The third quote got to the importance of women helping other women. “Each women out there that’s successful needs to bring up more women,” said Shannon Schuyler, president of PwC Charitable Foundation and U.S. Corporate Responsibility Leader at PwC, which was a sponsor of the conference. It’s all about reaching a hand back, while moving a step forward.

The fourth quote captures how every entrepreneur fails, at least once, on the way to success. “Overnight success is a myth,” said Tamara Mellon, former co-founder of Jimmy Choo and now creative director/founder of her self-named company. Success is hard work, it’s not an overnight gimme.
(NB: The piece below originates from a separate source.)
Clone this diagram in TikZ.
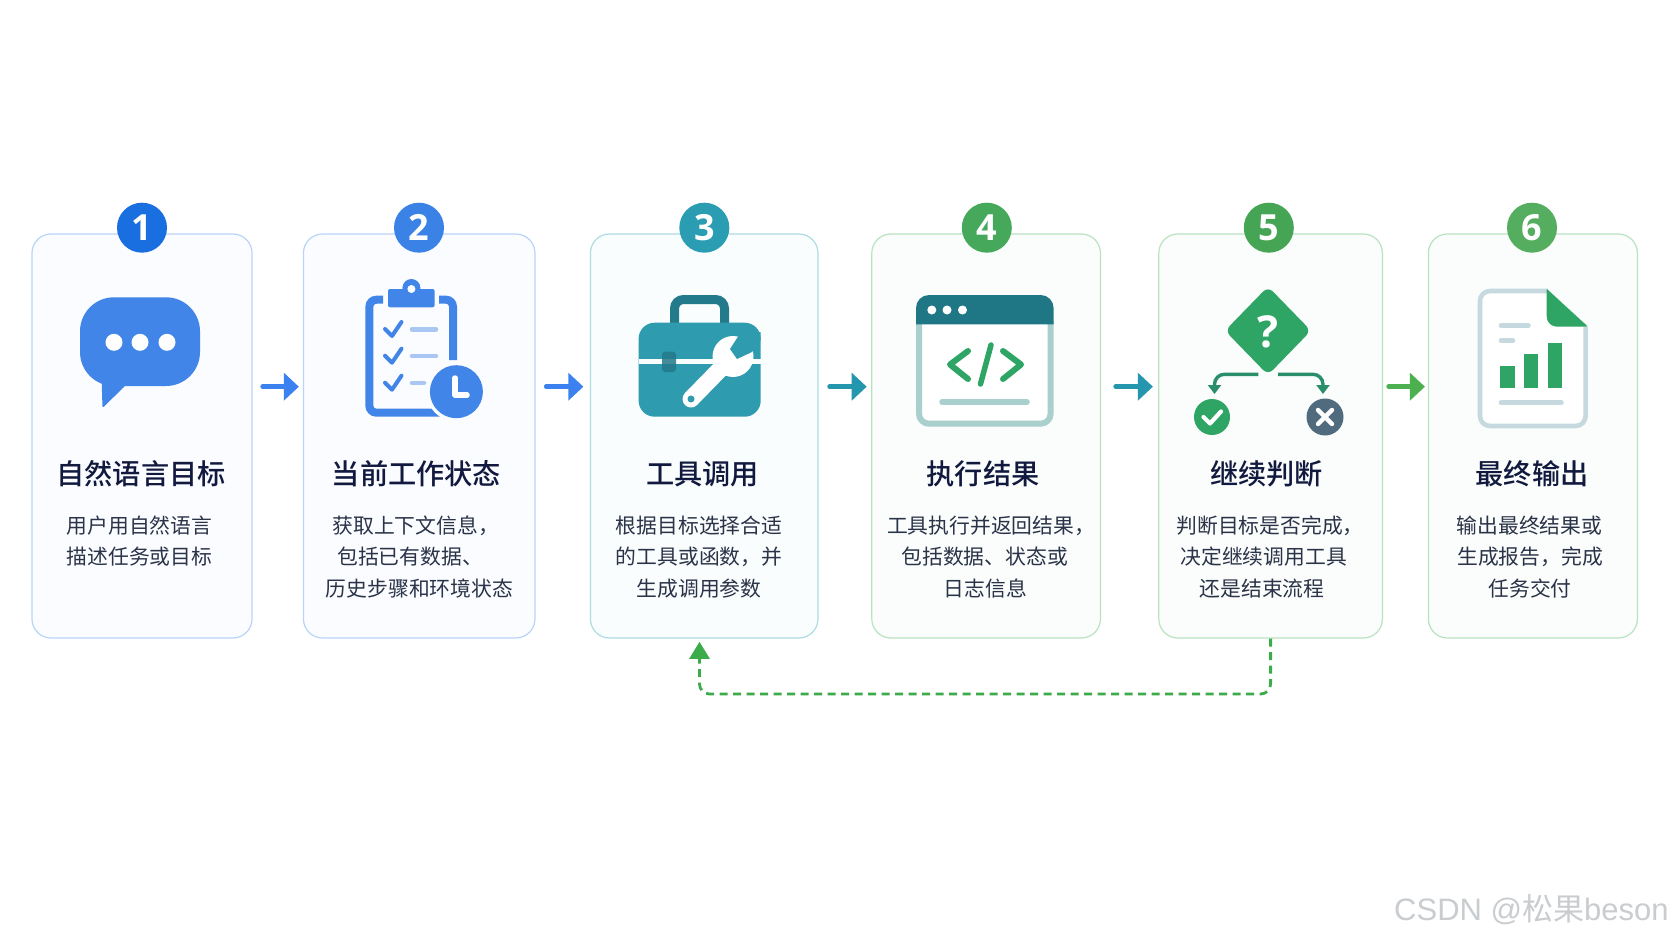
\documentclass[tikz,border=0pt]{standalone}
\usepackage{fontspec}
\setmainfont{Open Sans}
\newfontfamily\cjk{Noto Sans CJK SC}
\newfontfamily\cjkm{Noto Sans CJK SC Medium}
\newfontfamily\wmfont{Liberation Sans}
\usetikzlibrary{arrows.meta}
\definecolor{cb1}{HTML}{FAFCFF}\definecolor{cb2}{HTML}{BAD4F6}
\definecolor{ct1}{HTML}{FAFDFD}\definecolor{ct2}{HTML}{ADDCE2}
\definecolor{cg1}{HTML}{FAFDFB}\definecolor{cg2}{HTML}{B9E2C2}
\definecolor{blueic}{HTML}{4285E8}\definecolor{bluelite}{HTML}{A9C7F2}
\definecolor{tealic}{HTML}{2F9BAE}\definecolor{tealdk}{HTML}{237A8B}
\definecolor{winhd}{HTML}{1F7684}\definecolor{winfr}{HTML}{AAD0CE}
\definecolor{greenic}{HTML}{2FA565}\definecolor{greendk}{HTML}{2A8E6A}
\definecolor{slateic}{HTML}{4F6B7D}\definecolor{docfr}{HTML}{C5D9DE}
\definecolor{titlec}{HTML}{12193F}\definecolor{descc}{HTML}{2A3348}
\definecolor{arrblue}{HTML}{3B82F0}\definecolor{arrteal}{HTML}{2496AE}
\definecolor{arrgreen}{HTML}{4CAF50}\definecolor{loopc}{HTML}{3CAB4A}
\definecolor{wm}{HTML}{C9CDCF}
\tikzset{
  x=1pt,y=-1pt,
  card/.style={rectangle,rounded corners=19pt,line width=1.2pt,inner sep=0pt,minimum height=404pt},
  cardblue/.style={card,draw=cb2,fill=cb1},
  cardteal/.style={card,draw=ct2,fill=ct1},
  cardgreen/.style={card,draw=cg2,fill=cg1},
  badge/.style={circle,minimum size=50pt,inner sep=0pt,text=white,font=\fontsize{36}{36}\selectfont\bfseries},
  ttl/.style={inner sep=0pt,text=titlec,font=\fontsize{28.2}{30}\cjkm},
  dsc/.style={inner sep=0pt,text=descc,font=\fontsize{20.8}{24}\cjk},
  flow/.style={line width=4.5pt,line cap=round,-{Triangle[length=15pt,width=27pt]}},
  iconline/.style={line width=4.5pt,line cap=round},
}
\begin{document}
\begin{tikzpicture}
\useasboundingbox (0,0) rectangle (1672,941);
\fill[white] (0,0) rectangle (1672,941);
% cards
\node[cardblue,minimum width=220pt] (c1) at (142,436) {};
\node[cardblue,minimum width=231.5pt] (c2) at (419.2,436) {};
\node[cardteal,minimum width=227.5pt] (c3) at (704.2,436) {};
\node[cardgreen,minimum width=228.6pt] (c4) at (986.1,436) {};
\node[cardgreen,minimum width=223.6pt] (c5) at (1270.6,436) {};
\node[cardgreen,minimum width=209pt] (c6) at (1532.9,436) {};
% badges
\node[badge,fill={rgb,255:red,26;green,111;blue,224}] (b1) at (142,227.7) {1};
\node[badge,fill={rgb,255:red,59;green,130;blue,230}] (b2) at (419,227.7) {2};
\node[badge,fill={rgb,255:red,42;green,157;blue,178}] (b3) at (704.3,227.7) {3};
\node[badge,fill={rgb,255:red,70;green,168;blue,90}] (b4) at (986.8,227.7) {4};
\node[badge,fill={rgb,255:red,69;green,165;blue,85}] (b5) at (1268.8,227.7) {5};
\node[badge,fill={rgb,255:red,85;green,173;blue,95}] (b6) at (1532,227.7) {6};
% titles
\node[ttl] (t1) at (141,474) {自然语言目标};
\node[ttl] (t2) at (416.5,474) {当前工作状态};
\node[ttl] (t3) at (702.5,474) {工具调用};
\node[ttl] (t4) at (983,474) {执行结果};
\node[ttl] (t5) at (1266.5,474) {继续判断};
\node[ttl] (t6) at (1532,474) {最终输出};
% descriptions
\node[dsc] (d1a) at (139.5,525.5) {用户用自然语言};
\node[dsc] (d1b) at (139.5,557) {描述任务或目标};
\node[dsc] (d2a) at (415.7,525.5) {获取上下文信息，};
\node[dsc] (d2b) at (410,557) {包括已有数据、};
\node[dsc] (d2c) at (419.5,588.5) {历史步骤和环境状态};
\node[dsc] (d3a) at (699,525.5) {根据目标选择合适};
\node[dsc] (d3b) at (699,557) {的工具或函数，并};
\node[dsc] (d3c) at (699,588.5) {生成调用参数};
\node[dsc] (d4a) at (991,525.5) {工具执行并返回结果，};
\node[dsc] (d4b) at (984.6,557) {包括数据、状态或};
\node[dsc] (d4c) at (985.5,588.5) {日志信息};
\node[dsc] (d5a) at (1270,525.5) {判断目标是否完成，};
\node[dsc] (d5b) at (1263.6,557) {决定继续调用工具};
\node[dsc] (d5c) at (1262,588.5) {还是结束流程};
\node[dsc] (d6a) at (1529.5,525.5) {输出最终结果或};
\node[dsc] (d6b) at (1530,557) {生成报告，完成};
\node[dsc] (d6c) at (1530,588.5) {任务交付};
% flow arrows
\draw[flow,arrblue,shorten <=10pt,shorten >=4pt] ([yshift=49.3pt]c1.east) -- ([yshift=49.3pt]c2.west);
\draw[flow,arrblue,shorten <=10.6pt,shorten >=6.5pt] ([yshift=49.3pt]c2.east) -- ([yshift=49.3pt]c3.west);
\draw[flow,arrteal,shorten <=11pt,shorten >=4.5pt] ([yshift=49.3pt]c3.east) -- ([yshift=49.3pt]c4.west);
\draw[flow,arrteal,shorten <=14.6pt,shorten >=5.3pt] ([yshift=49.3pt]c4.east) -- ([yshift=49.3pt]c5.west);
\draw[flow,arrgreen,shorten <=5.6pt,shorten >=2.9pt] ([yshift=49.3pt]c5.east) -- ([yshift=49.3pt]c6.west);
% loop back
\coordinate (rail) at (0,694);
\coordinate (fbtip) at ([xshift=-4.7pt,yshift=-3.2pt]c3.south);
\draw[loopc,line width=2.8pt,rounded corners=10pt,dash pattern=on 8pt off 5.5pt,-{Triangle[length=17pt,width=20pt]}]
  (c5.south) -- (c5.south |- rail) -- (fbtip |- rail) -- (fbtip);
% icon 1 : speech bubble
\fill[blueic,rounded corners=34pt] (80,297.3) rectangle (200,386);
\fill[blueic,rounded corners=1.5pt] (101.5,375) -- (128,380) -- (125,386) -- (102.5,408) -- cycle;
\foreach \x in {114,140,167}{\fill[white] (\x,342.3) circle[radius=8.5];}
% icon 2 : clipboard
\draw[blueic,line width=8pt,rounded corners=7pt] (383,299.7) -- (369.4,299.7) -- (369.4,412.7) -- (440,412.7);
\draw[blueic,line width=8pt,rounded corners=7pt] (439,299.7) -- (453,299.7) -- (453,360);
\fill[blueic,rounded corners=2pt] (388,289) rectangle (434.6,307.3);
\fill[blueic] (411.4,288) circle[radius=9];
\fill[cb1] (411.4,289) circle[radius=4];
\foreach \y in {329,355.7,382.7}{
  \draw[blueic,line width=4pt,line cap=round,line join=round] (385,\y) -- (392,\y+7) -- (401.5,\y-7);
}
\draw[bluelite,iconline] (412,329.3) -- (436,329.3);
\draw[bluelite,iconline] (412,356) -- (436,356);
\draw[bluelite,iconline] (412,383) -- (424,383);
\fill[cb1] (456.4,391.7) circle[radius=30];
\fill[blueic] (456.4,391.7) circle[radius=26.5];
\draw[white,line width=5.5pt,line cap=round,line join=round] (455,378) -- (455,395) -- (467,395);
% icon 3 : toolbox
\draw[tealdk,line width=9pt,rounded corners=9pt] (674.5,324) -- (674.5,299.5) -- (724.5,299.5) -- (724.5,324);
\fill[tealic,rounded corners=16pt] (638.6,322.7) rectangle (760.7,416.7);
\fill[ct1] (638.6,358.5) rectangle (760.7,363.5);
\fill[tealdk,rounded corners=3pt,opacity=.85] (662,351.7) rectangle (676,372);
\draw[white,line width=17pt,line cap=round] (691,399) -- (733,356);
\fill[white] (733,356.5) circle[radius=20.5];
\fill[tealic] (741,332) -- (730,349) -- (737,359) -- (752,352) -- (760.7,340) -- (760.7,332) -- cycle;
\fill[tealic] (691,399) circle[radius=3.5];
% icon 4 : window
\fill[white] (919,320) rectangle (1050.6,423.7);
\draw[winfr,line width=6pt,rounded corners=10pt] (919,322) -- (919,423.7) -- (1050.6,423.7) -- (1050.6,322);
\fill[winhd] (916,324.3) [rounded corners=13pt] -- (916,295) -- (1053.6,295) [sharp corners] -- (1053.6,324.3) -- cycle;
\foreach \x in {931.8,947,962.5}{\fill[white] (\x,310) circle[radius=4.5];}
\draw[greenic,line width=6pt,line cap=round,line join=round] (968,351) -- (950,364.5) -- (968,379);
\draw[greenic,line width=6pt,line cap=round,line join=round] (1003,351) -- (1021,364.5) -- (1003,379);
\draw[greenic,line width=5.5pt,line cap=round] (991,345) -- (980.5,384);
\draw[winfr,line width=5.5pt,line cap=round] (942,402) -- (1027,402);
% icon 5 : decision
\fill[greenic,rounded corners=7pt] (1268,286.5) -- (1311,330.7) -- (1268,375) -- (1225,330.7) -- cycle;
\node[inner sep=0pt,text=white,font=\fontsize{44}{44}\selectfont\bfseries] (qm) at (1268,332) {?};
\draw[greendk,line width=3.4pt,rounded corners=10pt,-{Triangle[length=9pt,width=13pt]}] (1258.4,374.3) -- (1214.5,374.3) -- (1214.5,394);
\draw[greendk,line width=3.4pt,rounded corners=10pt,-{Triangle[length=9pt,width=13pt]}] (1278,374.3) -- (1323,374.3) -- (1323,394);
\fill[greenic] (1212,417) circle[radius=18];
\draw[white,line width=4.2pt,line cap=round,line join=round] (1203.5,417) -- (1210,423.5) -- (1221,411.5);
\fill[slateic] (1325,417) circle[radius=18.5];
\draw[white,line width=4.4pt,line cap=round] (1318,410) -- (1332,424);
\draw[white,line width=4.4pt,line cap=round] (1332,410) -- (1318,424);
% icon 6 : report
\draw[docfr,fill=white,line width=4.6pt,rounded corners=10pt] (1548,291) -- (1480,291) -- (1480,426) -- (1585.6,426) -- (1585.6,327);
\fill[greenic,rounded corners=1pt] (1546.6,288.7) -- (1588,326.7) -- (1556,326.7) -- (1551,325) -- (1547.5,321) -- (1546.6,316) -- cycle;
\fill[greenic] (1500.2,366) rectangle (1515,388.3);
\fill[greenic] (1523.8,354) rectangle (1538.4,388.3);
\fill[greenic] (1547.7,342.7) rectangle (1562.4,388.3);
\draw[docfr,iconline] (1501,325.7) -- (1528.5,325.7);
\draw[docfr,iconline] (1501,340.7) -- (1513,340.7);
\draw[docfr,iconline] (1501,402.7) -- (1561.5,402.7);
% watermark
\node[anchor=west,inner sep=0pt,text=wm,font=\fontsize{31}{34}\wmfont] (wmk) at (1394,910) {CSDN @{\cjk 松果}beson};
\end{tikzpicture}
\end{document}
The final awesome quote came from Wendy Diamond, who organized the whole shebang. The gist of the story is that Diamond noticed there are all sorts of “days” like Bubble Bath Day (and to underscore how absurd some of them are, National Absurdity Day, which is Nov. 20), but there was no international Women’s Entrepreneurship Day. And instead of saying, “what a shame,” Diamond got to work and started creating one. Diamond has a fun, self-deprecating style and while she was telling the crowd about creating Women Entrepreneurship Day, she called herself a bit crazy and said she doesn’t take herself too seriously. “If I was serious, I would have had a business plan and never done this,” said Diamond. That quote encapsulated all that is great about entrepreneurs: that willingness to dive in and do it, instead of trying to figure it all out first on paper.

Diamond did it. And 144 countries decided they wanted to be part of Women’s Entrepreneurship Day. And 40 or so speakers committed to coming to the U.N. for the daylong conference, and 300 or so attendees showed up to hear them.

A serious impact started by one woman. That’s not crazy.